Missing info to find it on Dell website.
Asked Dell reps, but no success yet.
Only found the WN part with estimate 18-Jan-2022

09/17/2021

Allowed all smaller worker nodes to run BOINC (using larger swap file)
after long test period and measurement and verification of low impact
on Atlas jobs and node stability.

09/20/2021

One of the dCache pools (umfs11_6) went disabled again (twice in 2 weeks).
we repaired the file system first, then started the pool.  
The disabled pool caused 110 failed jobs for staging-out files.

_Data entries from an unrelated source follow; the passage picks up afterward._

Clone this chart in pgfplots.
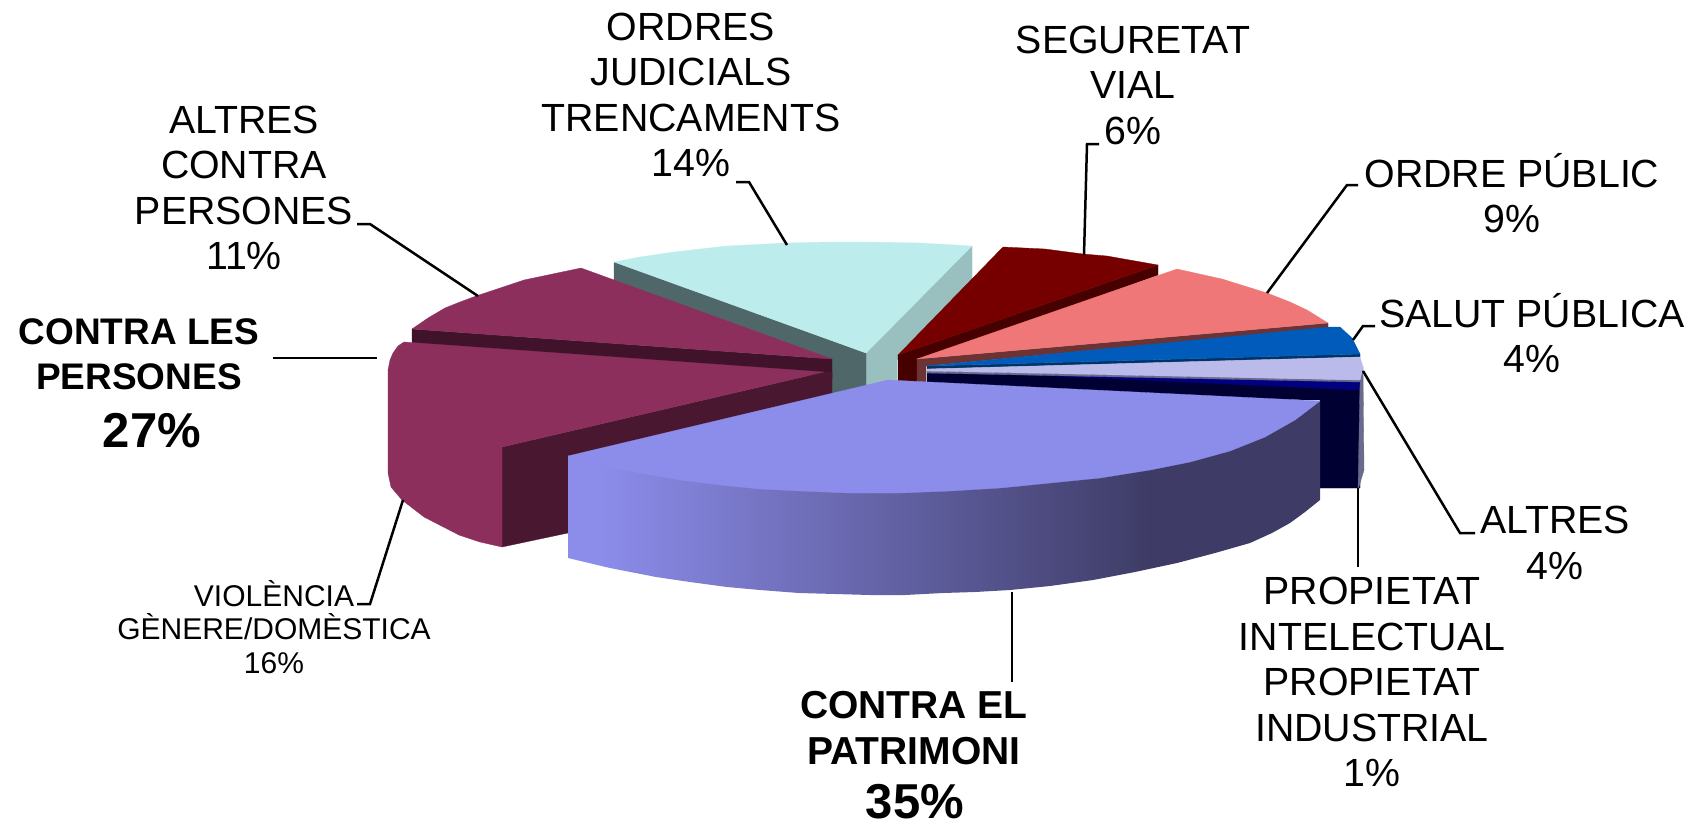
\documentclass[border=0pt]{standalone}
\usepackage{fontspec}
\setmainfont{Liberation Sans}
\usepackage{pgfplots}
\pgfplotsset{compat=1.18}
\definecolor{cytop}{HTML}{BCECEC}
\definecolor{cylight}{HTML}{99BFBF}
\definecolor{cydark}{HTML}{4F6769}
\definecolor{marr}{HTML}{8C2F5D}
\definecolor{mardark}{HTML}{40132A}
\definecolor{mardark2}{HTML}{4A1731}
\definecolor{drtop}{HTML}{760000}
\definecolor{drside}{HTML}{470000}
\definecolor{salm}{HTML}{EF7777}
\definecolor{salside}{HTML}{6B3333}
\definecolor{bltop}{HTML}{005BBB}
\definecolor{blside}{HTML}{003366}
\definecolor{lav}{HTML}{BBBBEB}
\definecolor{lavside}{HTML}{6A6A8C}
\definecolor{navy}{HTML}{000033}
\definecolor{navytop}{HTML}{000080}
\definecolor{pertop}{HTML}{8C8CEB}
\definecolor{perdark}{HTML}{3E3C66}
\pgfdeclarehorizontalshading{pershade}{100bp}{color(0bp)=(pertop); color(27bp)=(pertop); color(63.7bp)=(perdark); color(100bp)=(perdark)}
\tikzset{
 lab/.style={font=\fontsize{39.3}{45.5}\selectfont,align=center,inner sep=0pt},
 blab/.style={font=\fontsize{37}{45}\selectfont\bfseries,align=center,inner sep=0pt},
 blabb/.style={font=\fontsize{39}{45.5}\selectfont\bfseries,align=center,inner sep=0pt},
 bbig/.style={font=\fontsize{49}{55}\selectfont\bfseries,inner sep=0pt},
 slab/.style={font=\fontsize{30}{33.8}\selectfont,align=center,inner sep=0pt}}
\pgfplotsset{
 face/.style={fill=#1,draw=#1,line width=0.3pt,mark=none,forget plot},
 lead/.style={draw=black,line width=2.5pt,mark=none,forget plot,line join=miter}}
\begin{document}
\begin{tikzpicture}
\begin{axis}[hide axis,scale only axis,width=1698pt,height=823pt,
 xmin=0,xmax=1698,ymin=0,ymax=823,y dir=reverse,clip=false]
\path (axis cs:0,0) rectangle (axis cs:1698,823);
% ORDRES JUDICIALS
\addplot[face=cylight] coordinates {(866,353)(972,246)(972,290)(897,360)(897,395)(866,395)} --cycle;
\addplot[face=cydark] coordinates {(614,262)(866,353)(866,395)(832,395)(832,365)(614,285)} --cycle;
\addplot[face=cytop] coordinates {(614,262)(640,257)(674,252)(727,246)(786,243)(830,242)(870,242)(920,243)(972,246)(866,353)} --cycle;
% ALTRES CONTRA PERSONES
\addplot[face=mardark] coordinates {(412,329)(832,359)(832,378)(412,346)} --cycle;
\addplot[face=marr] coordinates {(581,268)(832,359)(412,329)(428,318)(445,308)(460,302)(476,296)(500,288)(524,280)} --cycle;
% VIOLENCIA
\addplot[face=mardark2] coordinates {(502,447)(824,372)(832,372)(832,395)(568,480)(568,533)(502,547)} --cycle;
\addplot[face=marr] coordinates {(388,370)(400,370)(440,405)(480,430)(502,440)(502,547)(480,542)(459,535)(424,517)(402,500)(391,487)(388,473)} --cycle;
\addplot[face=marr] coordinates {(404,342)(824,372)(502,447)(459,433)(424,413)(400,395)(390,383)(388,370)(390,360)(393,353)(398,346)} --cycle;
% SEGURETAT VIAL
\addplot[face=drside] coordinates {(898,355)(1158,265)(1158,275)(917,362)(917,395)(898,395)} --cycle;
\addplot[face=drtop] coordinates {(898,355)(1003,247)(1045,249)(1083,254)(1107,256)(1158,265)} --cycle;
% ORDRE PUBLIC
\addplot[face=salside] coordinates {(917,359)(1328,323)(1328,328)(926,366)(926,395)(917,395)} --cycle;
\addplot[face=salm] coordinates {(917,359)(1177,269)(1222,279)(1267,293)(1290,302)(1307,310)(1328,323)} --cycle;
% ALTRES / PROPIETAT sides
\addplot[face=navy] coordinates {(927,370)(1360,381)(1360,488)(1320,488)(1320,400)(927,395)} --cycle;
\addplot[face=lavside] coordinates {(1360,381)(1363,367)(1364,470)(1358,490)} --cycle;
\addplot[face=navytop] coordinates {(1010,374)(1360,381)(1358,390)} --cycle;
\addplot[face=lavside] coordinates {(927,371)(1360,380)(1360,382)(927,373)} --cycle;
% SALUT PUBLICA
\addplot[face=blside] coordinates {(927,366)(1360,354)(1360,357)(927,369)} --cycle;
\addplot[face=bltop] coordinates {(927,366)(1329,327)(1340,327)(1352,338)(1360,354)} --cycle;
% ALTRES
\addplot[face=lav] coordinates {(927,369)(1360,357)(1363,367)(1360,380)(927,371)} --cycle;
% CONTRA EL PATRIMONI
\addplot[forget plot,mark=none,draw=none,shading=pershade] coordinates {(568,456)(1320,401)(1320,500)(1305,512)(1290,523)(1272,533)(1250,543)(1215,553)(1177,563)(1135,572)(1093,580)(1050,586)(1010,590)(975,592)(943,593)(905,595)(870,595)(835,594)(799,593)(760,590)(727,587)(690,582)(656,577)(610,568)(568,558)} --cycle;
\addplot[face=pertop] coordinates {(568,456)(888,380)(1320,401)(1295,420)(1265,437)(1230,451)(1190,462)(1150,470)(1100,478)(1050,483)(1000,488)(950,491)(900,493)(850,493)(800,491)(760,489)(720,485)(680,480)(640,473)(600,465)} --cycle;
% leader lines
\addplot[lead] coordinates {(357,224)(370,224)(478,296)};
\addplot[lead] coordinates {(736,182)(749,182)(787,245)};
\addplot[lead] coordinates {(1099,144)(1087,144)(1084,255)};
\addplot[lead] coordinates {(1358,185)(1347,185)(1267,293)};
\addplot[lead] coordinates {(1375,326)(1363,326)(1353,340)};
\addplot[lead] coordinates {(1475,533)(1460,533)(1363,371)};
\addplot[lead] coordinates {(1358,488)(1358,567)};
\addplot[lead] coordinates {(1012,592)(1012,682)};
\addplot[lead] coordinates {(273,358)(377,358)};
\addplot[lead] coordinates {(357,604)(370,604)(403,500)};
% labels
\node[lab] at (axis cs:691,95) {ORDRES\\JUDICIALS\\TRENCAMENTS\\14\%};
\node[lab] at (axis cs:1133,85) {SEGURETAT\\VIAL\\6\%};
\node[lab] at (axis cs:1512,193) {ORDRE PÚBLIC\\9\%};
\node[lab] at (axis cs:1532,333) {SALUT PÚBLICA\\4\%};
\node[lab] at (axis cs:1555,543) {ALTRES\\4\%};
\node[lab] at (axis cs:1372,682) {PROPIETAT\\INTELECTUAL\\PROPIETAT\\INDUSTRIAL\\1\%};
\node[lab] at (axis cs:244,188) {ALTRES\\CONTRA\\PERSONES\\11\%};
\node[slab] at (axis cs:274,627) {VIOLÈNCIA\\GÈNERE/DOMÈSTICA\\16\%};
\node[blab] at (axis cs:139,354) {CONTRA LES\\PERSONES};
\node[bbig] at (axis cs:152,431) {27\%};
\node[blabb] at (axis cs:914,728) {CONTRA EL\\PATRIMONI};
\node[bbig] at (axis cs:915,802) {35\%};
\end{axis}
\end{tikzpicture}
\end{document}
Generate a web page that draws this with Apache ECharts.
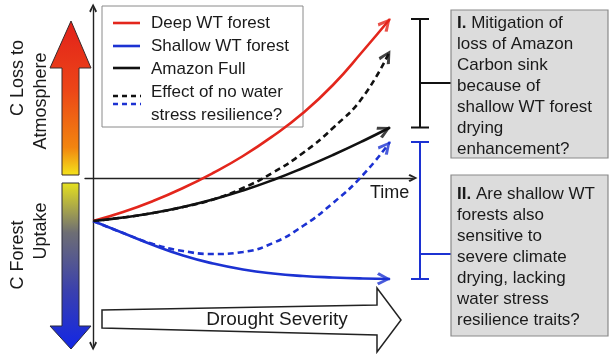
<!DOCTYPE html>
<html>
<head>
<meta charset="utf-8">
<script src="https://cdn.jsdelivr.net/npm/echarts@6.0.0/dist/echarts.min.js"></script>
<style>
html,body{margin:0;padding:0;background:#fff}
#main{width:613px;height:354px}
</style>
</head>
<body>
<div id="main"></div>
<script>
// time steps and carbon balance per curve (positive = C loss to atmosphere)
var times        = [0, 1, 2, 3, 4, 5, 6, 7, 8, 9, 9.9];
var deepWT       = [-1.075, -0.85, -0.575, -0.25, 0.125, 0.55, 1.05, 1.625, 2.325, 3.175, 3.975];
var shallowWT    = [-1.075, -1.375, -1.675, -1.9375, -2.1375, -2.2875, -2.3875, -2.45, -2.4875, -2.5125, -2.525];
var amazonFull   = [-1.075, -0.9875, -0.875, -0.725, -0.5375, -0.3125, -0.05, 0.25, 0.575, 0.925, 1.2625];
var amazonNoRes  = [-1.075, -0.9875, -0.875, -0.725, -0.5375, -0.25, 0.1375, 0.625, 1.25, 2.025, 3.175];
var shallowNoRes = [-1.075, -1.375, -1.65, -1.825, -1.9, -1.85, -1.625, -1.2, -0.625, 0.075, 0.9];

var RED = '#e3261c', BLUE = '#1c32d2', BLACK = '#111';
var FONT = 'Liberation Sans, Arial, sans-serif';
var CHEVRON = 'path://M5,0 L10,10 L8,11.5 L5,4.5 L2,11.5 L0,10 Z';

function pairs(vals) {
    return vals.map(function (v, i) { return [times[i], v]; });
}

var chart = echarts.init(document.getElementById('main'));

function curve(name, vals, color, dashed, z) {
    return {
        name: name,
        type: 'line',
        data: pairs(vals),
        smooth: 0.5,
        symbol: 'none',
        z: z,
        silent: true,
        lineStyle: {color: color, width: 2.6, type: dashed ? [6, 4] : 'solid'}
    };
}

var option = {
    backgroundColor: '#fff',
    animation: false,
    grid: {left: 85, right: 200, top: 8, bottom: 8},
    xAxis: {
        type: 'value', min: -0.27, max: 10.67,
        axisLine: {onZero: true, symbol: ['none', CHEVRON], symbolSize: [10, 9],
            lineStyle: {color: '#222', width: 1.4}},
        axisTick: {show: false}, axisLabel: {show: false}, splitLine: {show: false}
    },
    yAxis: {
        type: 'value', min: -4.2, max: 4.25,
        axisLine: {onZero: true, symbol: [CHEVRON, CHEVRON], symbolSize: [10, 9],
            lineStyle: {color: '#222', width: 1.4}},
        axisTick: {show: false}, axisLabel: {show: false}, splitLine: {show: false}
    },
    series: [
        curve('Deep WT forest', deepWT, RED, false, 3),
        curve('Effect of no water stress resilience (Amazon)', amazonNoRes, BLACK, true, 2),
        curve('Effect of no water stress resilience (Shallow)', shallowNoRes, BLUE, true, 2),
        curve('Shallow WT forest', shallowWT, BLUE, false, 3),
        curve('Amazon Full', amazonFull, BLACK, false, 4),
        {id: 'heads', type: 'scatter', data: [], z: 5, silent: true}
    ]
};
chart.setOption(option);

// arrow heads at curve ends, oriented along last segment
function head(vals, color) {
    var n = vals.length;
    var a = chart.convertToPixel({gridIndex: 0}, [times[n - 2], vals[n - 2]]);
    var b = chart.convertToPixel({gridIndex: 0}, [times[n - 1], vals[n - 1]]);
    var dx = b[0] - a[0], dy = b[1] - a[1];
    var len = Math.sqrt(dx * dx + dy * dy);
    var ux = dx / len, uy = dy / len;
    var rot = Math.atan2(-dy, dx) * 180 / Math.PI - 90;
    return {
        value: [times[n - 1], vals[n - 1]],
        symbol: CHEVRON,
        symbolSize: [13, 14],
        symbolRotate: rot,
        symbolOffset: [-ux * 6, -uy * 6],
        itemStyle: {color: color}
    };
}
function endPx(vals) {
    var n = vals.length;
    return chart.convertToPixel({gridIndex: 0}, [times[n - 1], vals[n - 1]]);
}

var heads = [
    head(deepWT, RED), head(amazonNoRes, BLACK), head(shallowNoRes, BLUE),
    head(shallowWT, BLUE), head(amazonFull, BLACK)
];

var bx = 420;
var b1top = endPx(deepWT)[1], b1bot = endPx(amazonFull)[1];
var b2top = endPx(shallowNoRes)[1], b2bot = endPx(shallowWT)[1];

function seg(x1, y1, x2, y2, color, w, dash) {
    return {type: 'line', silent: true, shape: {x1: x1, y1: y1, x2: x2, y2: y2},
        style: {stroke: color, lineWidth: w, lineDash: dash || null}};
}
function txt(x, y, text, size, opts) {
    var o = {type: 'text', x: x, y: y, silent: true,
        style: {text: text, font: size + 'px ' + FONT, fill: '#1a1a1a',
            textAlign: 'left', textVerticalAlign: 'middle'}};
    if (opts) {
        for (var k in opts) {
            if (k === 'style') { for (var s in opts.style) o.style[s] = opts.style[s]; }
            else o[k] = opts[k];
        }
    }
    return o;
}

var upGrad = new echarts.graphic.LinearGradient(0, 0, 0, 1, [
    {offset: 0, color: '#e2201a'}, {offset: 0.45, color: '#ec4618'},
    {offset: 0.82, color: '#f2850f'}, {offset: 1, color: '#f4e41c'}]);
var downGrad = new echarts.graphic.LinearGradient(0, 0, 0, 1, [
    {offset: 0, color: '#e6e11e'}, {offset: 0.3, color: '#6e6e74'},
    {offset: 0.65, color: '#3a40ae'}, {offset: 1, color: '#1226e6'}]);

var boxRich = {b: {font: 'bold 17px ' + FONT, fill: '#1a1a1a', lineHeight: 21},
    n: {font: '17px ' + FONT, fill: '#1a1a1a', lineHeight: 21}};

var graphics = [
    // left gradient arrows
    {type: 'polygon', silent: true, shape: {points: [[71, 21], [91, 68], [79, 68], [79, 175], [62, 175], [62, 68], [50, 68]]},
        style: {fill: upGrad, stroke: '#3a2a2a', lineWidth: 1}},
    {type: 'polygon', silent: true, shape: {points: [[62, 183], [79, 183], [79, 326], [91, 326], [71, 349], [50, 326], [62, 326]]},
        style: {fill: downGrad, stroke: '#2a2a3a', lineWidth: 1}},
    txt(18, 78, 'C Loss to', 18, {rotation: Math.PI / 2, style: {textAlign: 'center'}}),
    txt(41, 101, 'Atmosphere', 18, {rotation: Math.PI / 2, style: {textAlign: 'center'}}),
    txt(18, 255, 'C Forest', 18, {rotation: Math.PI / 2, style: {textAlign: 'center'}}),
    txt(41, 231, 'Uptake', 18, {rotation: Math.PI / 2, style: {textAlign: 'center'}}),

    // legend
    {type: 'rect', silent: true, shape: {x: 102, y: 6, width: 201, height: 121},
        style: {fill: '#fff', stroke: '#8a8a8a', lineWidth: 1}},
    seg(113, 23, 140, 23, RED, 2.6),
    seg(113, 46, 140, 46, BLUE, 2.6),
    seg(113, 68, 140, 68, BLACK, 2.6),
    seg(113, 96, 141, 96, BLACK, 2.6, [5, 4]),
    seg(113, 104, 141, 104, BLUE, 2.6, [5, 4]),
    txt(151, 23, 'Deep WT forest', 17),
    txt(151, 46, 'Shallow WT forest', 17),
    txt(151, 69, 'Amazon Full', 17),
    txt(151, 104, 'Effect of no water\nstress resilience?', 17, {style: {lineHeight: 23}}),

    // time label
    txt(370, 193, 'Time', 18),

    // drought severity arrow
    {type: 'polygon', silent: true,
        shape: {points: [[102, 310], [377, 305], [377, 288], [401, 320], [377, 352], [377, 335], [102, 328]]},
        style: {fill: '#fff', stroke: '#222', lineWidth: 1.5}},
    txt(277, 320, 'Drought Severity', 19, {style: {textAlign: 'center'}}),

    // brackets
    seg(bx, b1top, bx, b1bot, BLACK, 2),
    seg(bx - 9, b1top, bx + 9, b1top, BLACK, 2),
    seg(bx - 9, b1bot, bx + 9, b1bot, BLACK, 2),
    seg(bx, 83, 451, 83, BLACK, 2),
    seg(bx, b2top, bx, b2bot, BLUE, 2),
    seg(bx - 9, b2top, bx + 9, b2top, BLUE, 2),
    seg(bx - 9, b2bot, bx + 9, b2bot, BLUE, 2),
    seg(bx, 254, 451, 254, BLUE, 2),

    // question boxes
    {type: 'rect', silent: true, shape: {x: 451, y: 10, width: 157, height: 148},
        style: {fill: '#dcdcdc', stroke: '#8a8a8a', lineWidth: 1.2}},
    {type: 'text', x: 457, y: 13, silent: true, style: {
        text: '{b|I.}{n| Mitigation of}\n{n|loss of Amazon}\n{n|Carbon sink}\n{n|because of}\n{n|shallow WT forest}\n{n|drying}\n{n|enhancement?}',
        rich: boxRich, font: '17px ' + FONT, lineHeight: 21, textAlign: 'left', textVerticalAlign: 'top'}},
    {type: 'rect', silent: true, shape: {x: 451, y: 175, width: 157, height: 161},
        style: {fill: '#dcdcdc', stroke: '#8a8a8a', lineWidth: 1.2}},
    {type: 'text', x: 457, y: 184, silent: true, style: {
        text: '{b|II.}{n| Are shallow WT}\n{n|forests also}\n{n|sensitive to}\n{n|severe climate}\n{n|drying, lacking}\n{n|water stress}\n{n|resilience traits?}',
        rich: boxRich, font: '17px ' + FONT, lineHeight: 21, textAlign: 'left', textVerticalAlign: 'top'}}
];

chart.setOption({
    series: [{id: 'heads', data: heads}],
    graphic: graphics
});
</script>
</body>
</html>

Finally we decided to retire this pool and another pool on the same host
because they each had unresponsive and pending failure disks
which we are not planning to replace anymore.
(This whole storage node was already targeted for retirement
as soon we get our new storage nodes, now estimated Jan 2022 ).
With some struggle(the pool would disable itself during draining),
we finally drained and retired the pool umfs11_6.

Eventually we found that over 11K files were lost during the xfs_repair,
we declared the lost files in JIRA ticket ATLDDMOPS-5575 on 09/29/2021.

09/22/2021

Updated dcache from 6.2.25 to 6.2.29 (for new SRR support).
We also did system firmware and software (including kernel) update and rebooted all dCache servers.
Two dCache storage nodes (umfs11 and umfs19) had corrupted grub configuration files
we had to mount an ISO file to recover the grub file.

09/22/2021

Also applied new firmware and kernel updates on worker nodes,
and drained and reboot the nodes in batches.